If I Was Your Girl, Meredith Russo
I’m a little late to this party — the release date was May 3rd — but I loved this, and I needed to share. Amanda Hardy is the almost-too-perfect all-American dream girl you’d expect a prom queen to be, except for one secret she’s moved to a new town to hide: she’s transgender. She thinks she can ride out high school without a fuss so long as no one knows who she used to be, but that’s until she meets handsome, clean-cut Grant and starts to wonder if she can date and keep her past to herself. There is a hate crime toward the end of the book, which is starting to feel depressingly requisite for books about queer kids, but it catches itself before it falls. A summer romance with a core of real-world social issues. A+.

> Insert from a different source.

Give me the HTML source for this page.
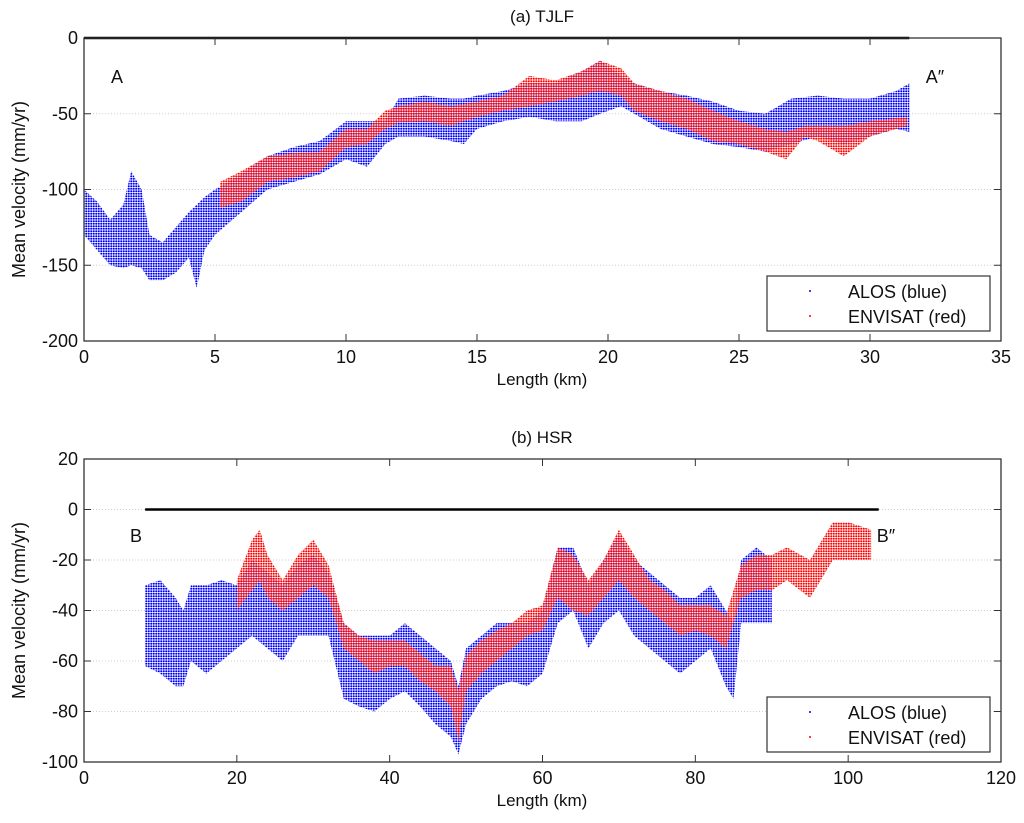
<!DOCTYPE html>
<html><head><meta charset="utf-8"><style>
html,body{margin:0;padding:0;background:#fff;}
svg{display:block;font-family:"Liberation Sans",Arial,sans-serif;}
</style></head><body>
<svg id="chart" width="1024" height="823" viewBox="0 0 1024 823">
<defs>
<pattern id="dotB" width="2.5" height="2.5" patternUnits="userSpaceOnUse"><circle cx="1.25" cy="1.25" r="1.05" fill="#0000ff"/></pattern>
<pattern id="dotR" width="2.5" height="2.5" patternUnits="userSpaceOnUse"><circle cx="1.25" cy="1.25" r="1.05" fill="#ff0000"/></pattern>
</defs>
<g id="gA"></g>
<g id="gB"></g>
</svg>
<script>
// Panel (a) TJLF data
const aAlosKm=[0,0.5,1,1.5,1.8,2.2,2.5,3,3.5,4,4.3,4.6,5,6,7,8,9,10,10.8,11.5,12,13,14,14.5,15,16,17,18,19,19.7,20.5,21,22,23,24,25,26,27,28,29,30,31,31.5];
const aAlosHi=[-100,-108,-120,-110,-88,-100,-130,-135,-125,-115,-110,-105,-100,-90,-78,-72,-68,-55,-55,-55,-40,-38,-40,-40,-38,-35,-30,-30,-22,-15,-25,-30,-35,-38,-42,-48,-50,-40,-38,-40,-40,-35,-30];
const aAlosLo=[-130,-140,-150,-152,-150,-152,-160,-160,-155,-145,-165,-140,-130,-115,-100,-95,-90,-80,-85,-70,-65,-65,-68,-70,-60,-55,-52,-55,-55,-50,-45,-50,-60,-65,-70,-72,-75,-70,-65,-70,-65,-60,-62];
const aEnvKm=[5.2,6,7,8,9,10,10.8,11.5,12,13,14,15,16,17,18,19,19.7,20.5,21,22,23,24,25,26,26.8,27.5,28,29,30,31.4];
const aEnvHi=[-95,-88,-78,-76,-75,-60,-60,-48,-45,-42,-45,-42,-38,-25,-28,-22,-15,-20,-30,-35,-40,-48,-55,-60,-62,-58,-58,-58,-55,-52];
const aEnvLo=[-112,-108,-95,-92,-88,-72,-70,-60,-56,-55,-58,-52,-48,-45,-42,-38,-35,-38,-48,-55,-60,-68,-70,-75,-80,-65,-68,-78,-65,-58];
const aXTicks=[0,5,10,15,20,25,30,35];
const aYTicks=[0,-50,-100,-150,-200];
// Panel (b) HSR data
const bAlosKm=[8,10,12,13,14,16,18,20,22,24,26,28,30,32,34,36,38,40,42,44,46,48,49,50,52,54,56,58,60,62,64,66,68,70,72,74,76,78,80,82,84,85,86,88,90];
const bAlosHi=[-30,-28,-35,-40,-30,-30,-28,-30,-20,-25,-30,-22,-18,-25,-45,-50,-50,-50,-45,-50,-55,-60,-70,-55,-50,-45,-45,-45,-40,-15,-15,-30,-20,-10,-20,-25,-30,-35,-35,-30,-40,-45,-20,-15,-20];
const bAlosLo=[-62,-65,-70,-70,-60,-65,-60,-55,-50,-55,-60,-50,-50,-50,-75,-78,-80,-75,-72,-78,-85,-90,-97,-85,-75,-70,-68,-70,-65,-45,-40,-55,-45,-40,-50,-55,-60,-65,-60,-55,-70,-75,-45,-45,-45];
const bEnvKm=[20,22,23,24,26,28,30,32,34,36,38,40,42,44,46,48,49,50,52,54,56,58,60,62,64,66,68,70,72,74,76,78,80,82,84,86,88,90,92,95,98,100,103];
const bEnvHi=[-28,-12,-8,-18,-28,-18,-12,-22,-45,-50,-52,-52,-52,-57,-62,-62,-72,-58,-52,-48,-45,-40,-38,-15,-18,-28,-20,-8,-18,-28,-32,-38,-38,-38,-42,-22,-18,-18,-15,-20,-5,-5,-8];
const bEnvLo=[-40,-32,-28,-35,-40,-35,-30,-35,-55,-60,-65,-62,-62,-68,-72,-78,-92,-72,-65,-60,-55,-50,-48,-35,-40,-42,-35,-28,-35,-40,-45,-50,-48,-50,-55,-35,-32,-32,-28,-35,-20,-20,-20];
const bXTicks=[0,20,40,60,80,100,120];
const bYTicks=[20,0,-20,-40,-60,-80,-100];

const NS="http://www.w3.org/2000/svg";
function mk(parent,tag,attrs,text){const e=document.createElementNS(NS,tag);for(const k in attrs)e.setAttribute(k,attrs[k]);if(text!==undefined)e.textContent=text;parent.appendChild(e);return e;}

function panel(g,cfg){
  const L=84,R=1001,T=cfg.top,B=cfg.bottom;
  const sx=v=>L+(v-cfg.xmin)/(cfg.xmax-cfg.xmin)*(R-L);
  const sy=v=>B-(v-cfg.ymin)/(cfg.ymax-cfg.ymin)*(B-T);
  cfg.yTicks.forEach(v=>{ if(v===cfg.ymin||v===cfg.ymax)return;
    const l=mk(g,'line',{x1:L,x2:R,y1:sy(v),y2:sy(v),stroke:'#cfcfcf','stroke-width':1,'stroke-dasharray':'1,2'});
    
    
  });
  function band(km,hi,lo,fill,name){
    let d='M'+km.map((k,i)=>sx(k).toFixed(1)+','+sy(hi[i]).toFixed(1)).join(' L');
    for(let i=km.length-1;i>=0;i--)d+=' L'+sx(km[i]).toFixed(1)+','+sy(lo[i]).toFixed(1);
    d+=' Z';
    const p=mk(g,'path',{d:d,fill:fill});
    
    
  }
  band(cfg.alos[0],cfg.alos[1],cfg.alos[2],'url(#dotB)','alos-points');
  band(cfg.env[0],cfg.env[1],cfg.env[2],'url(#dotR)','envisat-points');
  const pl=mk(g,'line',{x1:sx(cfg.line[0]),x2:sx(cfg.line[1]),y1:sy(0),y2:sy(0),stroke:'#000','stroke-width':2.5});
  
  
  const fr=mk(g,'rect',{x:L,y:T,width:R-L,height:B-T,fill:'none',stroke:'#333','stroke-width':1.3});
  
  
  cfg.xTicks.forEach(v=>{
    mk(g,'line',{x1:sx(v),x2:sx(v),y1:B,y2:B-7,stroke:'#333'});
    mk(g,'line',{x1:sx(v),x2:sx(v),y1:T,y2:T+7,stroke:'#333'});
    const t=mk(g,'text',{x:sx(v),y:B+22,'text-anchor':'middle','font-size':18,fill:'#111'},String(v));
    
    
  });
  cfg.yTicks.forEach(v=>{
    mk(g,'line',{x1:L,x2:L+7,y1:sy(v),y2:sy(v),stroke:'#333'});
    mk(g,'line',{x1:R,x2:R-7,y1:sy(v),y2:sy(v),stroke:'#333'});
    const t=mk(g,'text',{x:L-6,y:sy(v)+6,'text-anchor':'end','font-size':18,fill:'#111'},String(v));
    
    
  });
  const tt=mk(g,'text',{x:542,y:T-16,'text-anchor':'middle','font-size':17,fill:'#111'},cfg.title);
  
  
  const xl=mk(g,'text',{x:542,y:B+44,'text-anchor':'middle','font-size':17,fill:'#111'},'Length (km)');
  
  
  const cy=(T+B)/2;
  const yl=mk(g,'text',{x:25,y:cy,'text-anchor':'middle','font-size':18,fill:'#111',transform:'rotate(-90 25 '+cy+')'},'Mean velocity (mm/yr)');
  
  
  cfg.marks.forEach(m=>{
    const t=mk(g,'text',{x:m[1],y:m[2],'font-size':18,fill:'#111','text-anchor':'middle'},m[0]);
    
    
  });
  const lg=mk(g,'g',{});
  
  
  const ly=cfg.legendTop;
  mk(lg,'rect',{x:767,y:ly,width:223,height:55,fill:'#fff',stroke:'#333','stroke-width':1.2});
  mk(lg,'circle',{cx:810,cy:ly+15,r:1,fill:'#00f'});
  mk(lg,'circle',{cx:810,cy:ly+40,r:1,fill:'#f00'});
  const e1=mk(lg,'text',{x:848,y:ly+22,'font-size':18,fill:'#111'},'ALOS (blue)');
  
  
  const e2=mk(lg,'text',{x:848,y:ly+47,'font-size':18,fill:'#111'},'ENVISAT (red)');
  
  
}
panel(document.getElementById('gA'),{top:38,bottom:341,xmin:0,xmax:35,ymin:-200,ymax:0,xTicks:aXTicks,yTicks:aYTicks,
  alos:[aAlosKm,aAlosHi,aAlosLo],env:[aEnvKm,aEnvHi,aEnvLo],line:[0,31.5],title:'(a) TJLF',
  marks:[['A',117,83],['A\u2033',935,83]],legendTop:276});
panel(document.getElementById('gB'),{top:459,bottom:762,xmin:0,xmax:120,ymin:-100,ymax:20,xTicks:bXTicks,yTicks:bYTicks,
  alos:[bAlosKm,bAlosHi,bAlosLo],env:[bEnvKm,bEnvHi,bEnvLo],line:[8,104],title:'(b) HSR',
  marks:[['B',136,542],['B\u2033',886,542]],legendTop:697});
</script>
</body></html>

And I Darken, Kiersten White
I will shut up about this book someday. Today is not that day. While you’re recovering from your Game of Thrones hangover, grab this luxuriously wicked historical thriller off the nearest independent bookshelf and lose yourself in the intrigues of the Ottoman Empire in the 15th century. It’s much gayer than expected. When I was done, I hauled ass to Wikipedia to see how much of it White made up for flavor, and she actually toned it down. She also reminded me why I minored in Medieval Studies as an undergrad: I never thought I’d have heart palpitations from reading about minor Eastern European nobility, but I did. You should, too.
The Leaving, Tara Altebrando
Eleven years ago, six kids vanished. Now, five have come back. They remember nothing. They’re not even sure their families are really their families. And what happened to child number six? The author spoke at our store a few weeks ago, and within a day my manager had added the book to her staff favorites, a bunch of us have borrowed copies, and I’m eyeing my “no new book purchases” rule with some contempt. If you like mysteries that are dancing on the near side of horror, give this one a shot.
The First Time She Drowned, Kerry Kletter
Cassie O’Malley hasn’t broken the surface of her life in years. Dumped in a psychiatric ward by an abusive mother, she claws her way to freedom and the promise of a new start at college when she turns 18, but life has a way of bringing all your demons back to shore. The reason I didn’t review this when it came out in March was because I couldn’t finish the advanced copy I’d been given. Not because it wasn’t good — it was very, very good — but because it was a jaw-cracking psychological punch. I don’t put many books down because they are too real and too brutal, but I put this one down. You should read it anyway.
The Star-Touched Queen, Roshani Chokshi
Pitched to me as, “a Persephone retelling set in a mythical version of India,” I’d say the description holds true. A young princess has a bad destiny, according to the stars: she is going to marry Death. And my, is that more literal than she expected. If you like Beauty and the Beast and The Wrath and the Dawn, this is a good next read. My only complaint is that Chokshi’s lyrical style isn’t as sustainable over a novel as it is in her short fiction, but it remains excellent — it’s just missing a little something.